West Virginia’s poverty rate is over one third higher than the national average, and a higher percentage of residents receive food assistance. U.S. Department of Agriculture data shows a large number of West Virginians rely on Supplemental Nutrition Assistance Program, or SNAP, which was once called food stamps. Over a third are families with children. The federal government puts some restrictions on SNAP — no hot deli, fast food or alcohol, for example — but supermarkets can still take EBT payment for high calorie foods like potato chips, soft drinks and snack cakes.
Williams said when finding a solution, federal lawmakers could possibly step in with restriction, but school districts can also help kids make healthier choices.
“Could the government step in and say, ‘Yeah, we’re gonna assist you but we’ll give you x amount of dollars to do whatever you want to do with, but the rest you’re going to learn to eat healthier,’” said Williams. “Again, do we want to try regulating it or do we want to try educating individuals to make healthier choices?
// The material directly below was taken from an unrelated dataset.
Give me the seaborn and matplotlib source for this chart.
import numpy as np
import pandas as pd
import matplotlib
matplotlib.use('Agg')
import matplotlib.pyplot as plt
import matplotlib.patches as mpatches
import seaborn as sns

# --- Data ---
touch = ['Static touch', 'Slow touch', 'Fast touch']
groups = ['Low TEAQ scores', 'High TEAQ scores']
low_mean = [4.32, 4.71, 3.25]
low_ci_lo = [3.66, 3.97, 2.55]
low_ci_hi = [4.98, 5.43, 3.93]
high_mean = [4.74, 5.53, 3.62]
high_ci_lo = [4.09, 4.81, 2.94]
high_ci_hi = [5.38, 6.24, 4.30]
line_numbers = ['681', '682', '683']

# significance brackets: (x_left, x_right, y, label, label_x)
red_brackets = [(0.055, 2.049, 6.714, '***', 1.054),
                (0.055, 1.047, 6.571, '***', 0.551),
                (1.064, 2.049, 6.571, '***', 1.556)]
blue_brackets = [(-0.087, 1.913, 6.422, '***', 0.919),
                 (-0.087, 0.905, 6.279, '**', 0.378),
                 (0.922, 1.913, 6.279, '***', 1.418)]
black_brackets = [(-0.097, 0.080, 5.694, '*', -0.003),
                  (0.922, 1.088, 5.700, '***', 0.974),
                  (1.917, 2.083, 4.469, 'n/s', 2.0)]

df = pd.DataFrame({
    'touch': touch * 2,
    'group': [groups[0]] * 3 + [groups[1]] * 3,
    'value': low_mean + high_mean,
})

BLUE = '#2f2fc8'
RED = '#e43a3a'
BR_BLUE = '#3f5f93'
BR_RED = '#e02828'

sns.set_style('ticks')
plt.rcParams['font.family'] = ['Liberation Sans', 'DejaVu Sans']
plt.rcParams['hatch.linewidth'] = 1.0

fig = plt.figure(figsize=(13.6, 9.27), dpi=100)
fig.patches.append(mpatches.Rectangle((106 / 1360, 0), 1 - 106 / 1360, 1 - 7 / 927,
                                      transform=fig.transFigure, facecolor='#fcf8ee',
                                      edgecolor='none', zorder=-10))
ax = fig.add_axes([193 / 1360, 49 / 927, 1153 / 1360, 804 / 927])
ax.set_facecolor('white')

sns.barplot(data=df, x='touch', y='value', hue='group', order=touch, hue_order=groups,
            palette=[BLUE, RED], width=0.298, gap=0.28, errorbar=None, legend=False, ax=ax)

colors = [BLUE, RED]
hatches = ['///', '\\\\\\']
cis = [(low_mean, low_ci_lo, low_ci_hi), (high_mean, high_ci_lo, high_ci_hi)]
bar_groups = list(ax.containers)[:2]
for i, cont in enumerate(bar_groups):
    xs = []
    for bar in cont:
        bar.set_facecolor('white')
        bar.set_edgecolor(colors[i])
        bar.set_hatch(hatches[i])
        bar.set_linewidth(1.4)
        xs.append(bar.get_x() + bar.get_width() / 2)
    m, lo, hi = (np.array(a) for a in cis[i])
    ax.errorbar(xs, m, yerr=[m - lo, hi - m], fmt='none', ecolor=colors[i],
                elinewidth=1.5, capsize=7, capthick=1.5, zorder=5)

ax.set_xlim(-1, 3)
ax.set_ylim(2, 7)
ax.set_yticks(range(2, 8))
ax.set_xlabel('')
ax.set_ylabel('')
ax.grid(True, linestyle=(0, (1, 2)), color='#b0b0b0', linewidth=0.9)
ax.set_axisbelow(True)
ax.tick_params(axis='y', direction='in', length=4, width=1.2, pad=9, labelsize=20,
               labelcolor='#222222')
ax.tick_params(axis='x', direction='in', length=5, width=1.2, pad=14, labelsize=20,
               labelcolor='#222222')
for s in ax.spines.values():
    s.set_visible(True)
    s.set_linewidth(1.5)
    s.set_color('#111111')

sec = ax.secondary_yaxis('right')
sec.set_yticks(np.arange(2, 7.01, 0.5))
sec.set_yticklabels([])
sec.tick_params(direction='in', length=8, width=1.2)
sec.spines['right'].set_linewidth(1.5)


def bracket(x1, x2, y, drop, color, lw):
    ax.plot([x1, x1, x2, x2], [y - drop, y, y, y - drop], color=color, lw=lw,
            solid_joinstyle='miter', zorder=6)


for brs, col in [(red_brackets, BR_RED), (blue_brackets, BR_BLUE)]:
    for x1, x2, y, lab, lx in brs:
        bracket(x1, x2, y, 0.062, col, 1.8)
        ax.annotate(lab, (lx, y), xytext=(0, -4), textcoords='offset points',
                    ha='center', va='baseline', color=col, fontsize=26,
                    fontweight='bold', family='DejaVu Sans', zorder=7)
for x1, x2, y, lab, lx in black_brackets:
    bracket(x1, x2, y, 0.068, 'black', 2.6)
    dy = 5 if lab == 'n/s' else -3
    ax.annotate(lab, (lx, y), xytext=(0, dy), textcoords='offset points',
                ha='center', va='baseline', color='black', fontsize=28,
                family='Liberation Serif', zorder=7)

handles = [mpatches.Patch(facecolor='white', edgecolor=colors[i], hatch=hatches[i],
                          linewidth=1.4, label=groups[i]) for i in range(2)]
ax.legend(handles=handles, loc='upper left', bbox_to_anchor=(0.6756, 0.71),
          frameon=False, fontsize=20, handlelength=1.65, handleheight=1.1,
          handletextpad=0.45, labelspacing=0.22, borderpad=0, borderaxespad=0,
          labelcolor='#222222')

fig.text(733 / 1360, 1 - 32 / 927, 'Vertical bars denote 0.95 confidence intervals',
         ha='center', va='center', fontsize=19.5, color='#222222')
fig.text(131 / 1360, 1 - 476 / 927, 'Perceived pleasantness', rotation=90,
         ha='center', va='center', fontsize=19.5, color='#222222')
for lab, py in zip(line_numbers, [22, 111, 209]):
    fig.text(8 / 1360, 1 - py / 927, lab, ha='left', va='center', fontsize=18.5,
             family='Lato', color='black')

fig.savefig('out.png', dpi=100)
It’s a slippery slope.”
Those opposed to regulating SNAP benefits say it’s an overreach of government to micromanage what poor families eat, particularly when healthy foods cost more.
Williams said he believes education is key to turning the tide on childhood obesity.
A study by the Harvard School of Public Health shows it costs about one dollar and fifty cents more each day to eat healthy.
Some SNAP recipients say, because of recent inflation, the current allotment isn’t enough to cover the cost of healthy foods or, in some cases, to help with food insecurity.